Hacker News new | ask | show | jobs
by marcell 3403 days ago
Usually when a human runs a red light, they are aware that it's red. Typically the light is just turning red, and they think they can still make it.

For Uber, their car was probably not aware that the light was red, which is more dangerous.

2 comments

For ~100 years nobody has been able to make a light red enough for people to consistently stop and wait to proceed.

Uber and all the other companies will permanently solve that problem the one time they figure out how to reliably identify a red light.

People often run red lights because they aren't paying attention too. It still doesn't make headlines on CNN.
A person running a red light is driving just one car at a time.

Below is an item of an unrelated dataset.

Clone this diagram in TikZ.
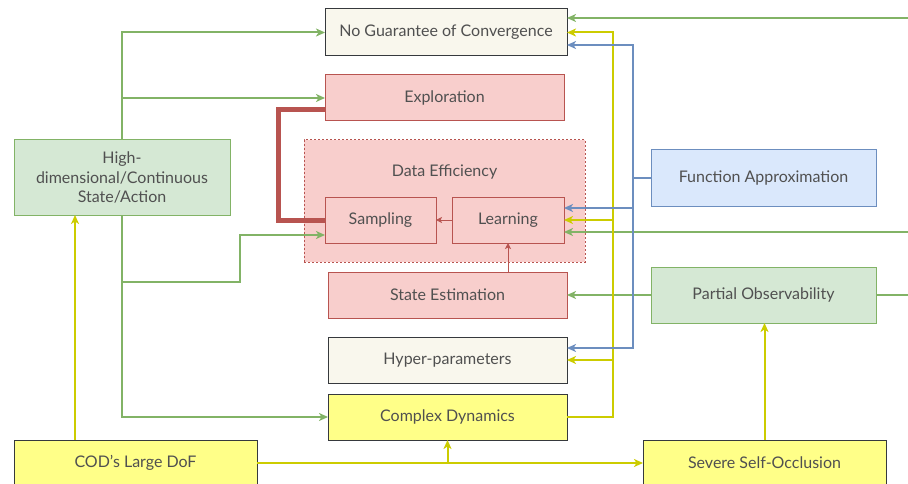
\documentclass[tikz,border=0pt]{standalone}
\usepackage{fontspec}
\setmainfont{Lato}
\usetikzlibrary{arrows.meta,calc}
\definecolor{txt}{HTML}{505050}
\definecolor{beigef}{HTML}{F9F7ED}
\definecolor{darkb}{HTML}{36393D}
\definecolor{redf}{HTML}{F8CECC}
\definecolor{redb}{HTML}{B85450}
\definecolor{greenf}{HTML}{D5E8D4}
\definecolor{greenb}{HTML}{82B366}
\definecolor{bluef}{HTML}{DAE8FC}
\definecolor{blueb}{HTML}{6C8EBF}
\definecolor{yellowf}{HTML}{FFFF88}
\definecolor{yline}{HTML}{CCCC00}
\tikzset{
  box/.style={draw, line width=1pt, inner sep=0pt, outer sep=0pt, align=center,
    text=txt, font=\fontsize{16}{19.5}\selectfont},
  beigebox/.style={box, fill=beigef, draw=darkb},
  redbox/.style={box, fill=redf, draw=redb},
  greenbox/.style={box, fill=greenf, draw=greenb},
  bluebox/.style={box, fill=bluef, draw=blueb},
  yellowbox/.style={box, fill=yellowf, draw=darkb},
  tip/.style={-{Stealth[length=9pt,width=8pt,inset=2.5pt]}},
  gconn/.style={draw=greenb, line width=2pt, tip},
  yconn/.style={draw=yline, line width=2pt, tip},
  bconn/.style={draw=blueb, line width=2pt, tip},
  rconn/.style={draw=redb, line width=1pt, -{Stealth[length=6pt,width=6pt,inset=1.5pt]}},
  rthick/.style={draw=redb, line width=5pt},
}
\begin{document}
\begin{tikzpicture}[x=1pt,y=-1pt]
\useasboundingbox (0,0) rectangle (908,484);
% nodes
\node[beigebox, minimum width=242pt, minimum height=47pt] (ngc) at (446,32.5) {No Guarantee of Convergence};
\node[redbox, minimum width=239pt, minimum height=46pt] (expl) at (444.5,98) {Exploration};
\node[redbox, dashed, dash pattern=on 2pt off 2pt, minimum width=281pt, minimum height=122pt] (de) at (444.5,201) {};
\node[text=txt, font=\fontsize{16}{18}\selectfont, inner sep=0pt] (detxt) at (444.5,172) {Data Efficiency};
\node[redbox, minimum width=111pt, minimum height=46pt] (samp) at (380.5,220) {Sampling};
\node[redbox, minimum width=112pt, minimum height=46pt] (learn) at (508,220) {Learning};
\node[redbox, minimum width=239pt, minimum height=46pt] (se) at (447.5,295) {State Estimation};
\node[beigebox, minimum width=239pt, minimum height=46pt] (hp) at (447.5,360) {Hyper-parameters};
\node[yellowbox, minimum width=239pt, minimum height=46pt] (cd) at (447.5,417) {Complex Dynamics};
\node[greenbox, minimum width=216pt, minimum height=75pt] (hd) at (122,177.5) {High-\\dimensional/Continuous\\State/Action};
\node[bluebox, minimum width=225pt, minimum height=56pt] (fa) at (763.5,178) {Function Approximation};
\node[greenbox, minimum width=225pt, minimum height=56pt] (po) at (763.5,295) {Partial Observability};
\node[yellowbox, minimum width=243pt, minimum height=46pt] (cod) at (135.5,463) {COD's Large DoF};
\node[yellowbox, minimum width=243pt, minimum height=46pt] (sso) at (764.5,463) {Severe Self-Occlusion};
% free ends / bends
\coordinate (r1) at (908,18);
\coordinate (r2) at (908,232);
\coordinate (r3) at (908,295);
\coordinate (yv) at (613,0);
\coordinate (bv) at (633,0);
% red
\draw[rthick] (samp.west) -- (278,220) |- ($(expl.west)+(0,12)$);
\draw[rconn] (learn.west) -- (samp.east);
\draw[rconn] (learn.south |- se.north) -- (learn.south);
% green
\draw[gconn] (hd.north) |- (ngc.west);
\draw[gconn] (hd.north) |- (expl.west);
\draw[gconn] (hd.south) |- (240,282) |- ($(samp.west)+(0,15)$);
\draw[gconn] (hd.south) |- (cd.west);
\draw[gconn] (r1) -- (ngc.east |- r1);
\draw[gconn] (r2) -- (learn.east |- r2);
\draw[gconn] (po.west) -- (se.east);
\draw[draw=greenb, line width=2.8pt] (po.east) -- (r3);
% yellow
\draw[yconn] (cd.east) -| (yv |- ngc.east) -- (ngc.east);
\draw[yconn] (yv |- learn.east) -- (learn.east);
\draw[yconn] (yv |- hp.east) -- (hp.east);
\draw[yconn] ([xshift=61pt]cod.north west) -- ([xshift=61pt]hd.south west);
\draw[yconn] (cod.east) -- (sso.west);
\draw[yconn] (cd.south |- cod.east) -- (cd.south);
\draw[yconn] (sso.north) -- (sso.north |- po.south);
% blue
\draw[draw=blueb, line width=2.8pt] (fa.west) -- (bv |- fa.west);
\draw[bconn] (bv |- fa.west) |- ($(ngc.east)+(0,12.5)$);
\draw[bconn] (bv |- fa.west) |- ($(learn.east)+(0,-12)$);
\draw[bconn] (bv |- fa.west) |- ($(hp.east)+(0,-12)$);
\end{tikzpicture}
\end{document}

A self-driving car's software is (potentially) driving many cars.

I do not think "a self-driving car runs a red light" is analogous to "a person runs a red light". A closer analogy is to "a distinct class of people who run red lights".

I do agree that the media response is overblown, however I do not think it is without some merit.

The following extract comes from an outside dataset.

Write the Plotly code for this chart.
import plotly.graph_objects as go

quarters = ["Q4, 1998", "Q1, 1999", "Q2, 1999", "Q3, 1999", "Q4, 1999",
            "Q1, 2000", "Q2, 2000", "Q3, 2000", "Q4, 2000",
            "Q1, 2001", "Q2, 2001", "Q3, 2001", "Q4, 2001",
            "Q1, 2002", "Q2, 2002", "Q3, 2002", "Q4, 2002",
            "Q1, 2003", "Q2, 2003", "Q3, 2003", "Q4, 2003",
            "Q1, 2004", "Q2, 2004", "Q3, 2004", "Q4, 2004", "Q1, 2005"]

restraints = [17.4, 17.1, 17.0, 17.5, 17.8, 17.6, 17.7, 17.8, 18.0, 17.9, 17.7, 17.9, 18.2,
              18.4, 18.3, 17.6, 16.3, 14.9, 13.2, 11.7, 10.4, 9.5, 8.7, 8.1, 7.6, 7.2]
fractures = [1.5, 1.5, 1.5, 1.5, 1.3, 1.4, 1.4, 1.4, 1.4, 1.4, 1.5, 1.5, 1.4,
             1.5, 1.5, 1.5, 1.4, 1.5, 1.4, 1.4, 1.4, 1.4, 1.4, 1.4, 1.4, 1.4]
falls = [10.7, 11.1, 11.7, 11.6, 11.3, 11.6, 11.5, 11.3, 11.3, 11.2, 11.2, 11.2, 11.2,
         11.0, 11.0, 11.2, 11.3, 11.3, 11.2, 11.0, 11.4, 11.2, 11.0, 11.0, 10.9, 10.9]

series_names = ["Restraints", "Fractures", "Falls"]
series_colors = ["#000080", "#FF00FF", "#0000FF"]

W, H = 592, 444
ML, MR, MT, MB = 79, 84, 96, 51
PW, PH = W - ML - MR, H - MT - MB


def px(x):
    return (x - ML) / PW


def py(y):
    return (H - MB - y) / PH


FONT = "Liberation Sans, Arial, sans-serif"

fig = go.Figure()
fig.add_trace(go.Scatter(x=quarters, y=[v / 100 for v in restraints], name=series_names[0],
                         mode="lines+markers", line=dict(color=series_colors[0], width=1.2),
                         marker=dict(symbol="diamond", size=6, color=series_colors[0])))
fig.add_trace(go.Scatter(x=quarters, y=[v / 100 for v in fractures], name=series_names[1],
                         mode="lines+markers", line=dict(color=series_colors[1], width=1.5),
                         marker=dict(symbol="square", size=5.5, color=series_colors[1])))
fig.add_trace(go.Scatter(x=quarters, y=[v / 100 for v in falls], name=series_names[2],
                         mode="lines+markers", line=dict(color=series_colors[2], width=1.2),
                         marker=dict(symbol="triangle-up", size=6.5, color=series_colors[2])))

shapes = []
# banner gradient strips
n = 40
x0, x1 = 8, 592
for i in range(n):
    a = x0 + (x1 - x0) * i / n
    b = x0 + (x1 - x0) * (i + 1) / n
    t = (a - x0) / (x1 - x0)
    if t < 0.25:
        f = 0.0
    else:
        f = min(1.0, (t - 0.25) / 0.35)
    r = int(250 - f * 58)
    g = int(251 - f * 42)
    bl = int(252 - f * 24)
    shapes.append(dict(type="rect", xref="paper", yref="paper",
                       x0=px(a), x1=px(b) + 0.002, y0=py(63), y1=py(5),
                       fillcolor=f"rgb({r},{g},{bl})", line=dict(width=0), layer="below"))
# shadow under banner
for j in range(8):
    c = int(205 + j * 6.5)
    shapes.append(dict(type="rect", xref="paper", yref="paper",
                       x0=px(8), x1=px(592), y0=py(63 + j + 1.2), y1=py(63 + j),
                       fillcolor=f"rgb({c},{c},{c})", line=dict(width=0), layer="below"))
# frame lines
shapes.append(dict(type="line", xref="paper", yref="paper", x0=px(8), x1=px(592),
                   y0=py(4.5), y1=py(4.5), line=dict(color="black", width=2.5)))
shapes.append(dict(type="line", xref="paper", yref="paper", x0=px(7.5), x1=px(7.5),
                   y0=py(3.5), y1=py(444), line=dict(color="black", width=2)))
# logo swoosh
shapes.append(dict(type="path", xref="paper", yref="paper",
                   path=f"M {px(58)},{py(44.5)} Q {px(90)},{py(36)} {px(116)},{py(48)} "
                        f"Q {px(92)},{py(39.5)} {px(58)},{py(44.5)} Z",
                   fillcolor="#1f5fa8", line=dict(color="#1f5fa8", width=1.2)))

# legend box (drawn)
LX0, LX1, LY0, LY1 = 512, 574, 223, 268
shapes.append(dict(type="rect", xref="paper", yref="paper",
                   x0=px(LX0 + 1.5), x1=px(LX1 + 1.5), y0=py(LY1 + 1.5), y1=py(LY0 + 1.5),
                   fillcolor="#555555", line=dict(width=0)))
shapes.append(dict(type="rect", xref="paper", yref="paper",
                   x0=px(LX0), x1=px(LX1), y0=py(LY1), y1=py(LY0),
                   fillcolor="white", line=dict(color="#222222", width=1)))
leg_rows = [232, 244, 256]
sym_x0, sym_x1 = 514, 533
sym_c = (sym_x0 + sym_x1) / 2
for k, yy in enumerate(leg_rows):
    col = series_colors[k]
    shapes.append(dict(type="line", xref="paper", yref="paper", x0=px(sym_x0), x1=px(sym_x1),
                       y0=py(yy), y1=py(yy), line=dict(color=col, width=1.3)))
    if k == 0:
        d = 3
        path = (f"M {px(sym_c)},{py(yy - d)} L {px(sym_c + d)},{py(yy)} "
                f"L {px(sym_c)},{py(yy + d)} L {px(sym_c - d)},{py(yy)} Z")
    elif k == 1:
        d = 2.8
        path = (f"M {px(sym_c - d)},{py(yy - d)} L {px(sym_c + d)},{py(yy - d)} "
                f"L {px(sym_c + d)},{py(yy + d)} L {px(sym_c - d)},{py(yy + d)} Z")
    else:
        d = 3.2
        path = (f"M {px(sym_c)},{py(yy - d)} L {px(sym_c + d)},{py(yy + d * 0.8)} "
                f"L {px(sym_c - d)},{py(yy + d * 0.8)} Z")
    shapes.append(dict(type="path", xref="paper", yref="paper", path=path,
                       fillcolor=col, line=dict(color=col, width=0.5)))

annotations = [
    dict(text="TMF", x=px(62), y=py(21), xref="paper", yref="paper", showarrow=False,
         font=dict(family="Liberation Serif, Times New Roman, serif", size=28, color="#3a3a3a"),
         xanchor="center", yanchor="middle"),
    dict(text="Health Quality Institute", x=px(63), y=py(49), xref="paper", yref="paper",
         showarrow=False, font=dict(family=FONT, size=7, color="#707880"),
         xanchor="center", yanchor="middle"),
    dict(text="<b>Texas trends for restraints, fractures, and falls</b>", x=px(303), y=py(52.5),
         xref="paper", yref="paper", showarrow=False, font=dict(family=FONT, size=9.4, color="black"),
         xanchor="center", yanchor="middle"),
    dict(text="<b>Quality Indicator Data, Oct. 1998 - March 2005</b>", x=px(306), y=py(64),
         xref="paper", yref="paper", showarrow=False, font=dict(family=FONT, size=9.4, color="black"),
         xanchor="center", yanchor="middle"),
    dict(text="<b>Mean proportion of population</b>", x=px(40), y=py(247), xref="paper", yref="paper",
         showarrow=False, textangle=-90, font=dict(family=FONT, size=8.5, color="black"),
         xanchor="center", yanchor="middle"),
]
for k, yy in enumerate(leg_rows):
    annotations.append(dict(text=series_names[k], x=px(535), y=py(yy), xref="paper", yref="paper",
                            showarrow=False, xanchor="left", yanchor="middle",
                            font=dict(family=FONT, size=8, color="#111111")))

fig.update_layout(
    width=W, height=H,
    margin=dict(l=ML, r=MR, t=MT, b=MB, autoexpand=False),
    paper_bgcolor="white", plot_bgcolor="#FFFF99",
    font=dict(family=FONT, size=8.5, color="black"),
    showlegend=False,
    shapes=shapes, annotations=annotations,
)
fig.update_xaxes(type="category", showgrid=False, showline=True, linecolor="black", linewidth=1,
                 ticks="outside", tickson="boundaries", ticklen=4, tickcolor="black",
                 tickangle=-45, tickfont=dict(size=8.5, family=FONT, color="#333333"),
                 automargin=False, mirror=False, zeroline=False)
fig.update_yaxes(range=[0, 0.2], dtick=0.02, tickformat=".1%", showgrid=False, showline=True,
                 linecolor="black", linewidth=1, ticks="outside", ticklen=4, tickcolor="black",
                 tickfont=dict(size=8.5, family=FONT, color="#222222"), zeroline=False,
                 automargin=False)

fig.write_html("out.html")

"A person" discounts the millions of other persons individually doing it around the world - orders of magnitude more than driverless cars could possibly achieve this decade. Their combined effort, while not just running red lights, kills an estimated 1.25 million people a year.

https://en.wikipedia.org/wiki/List_of_countries_by_traffic-r...

Humans who run red lights don't have PR firms proclaiming they're disrupting driving and changing the world. That stance sets you up for bad press when your technology fails.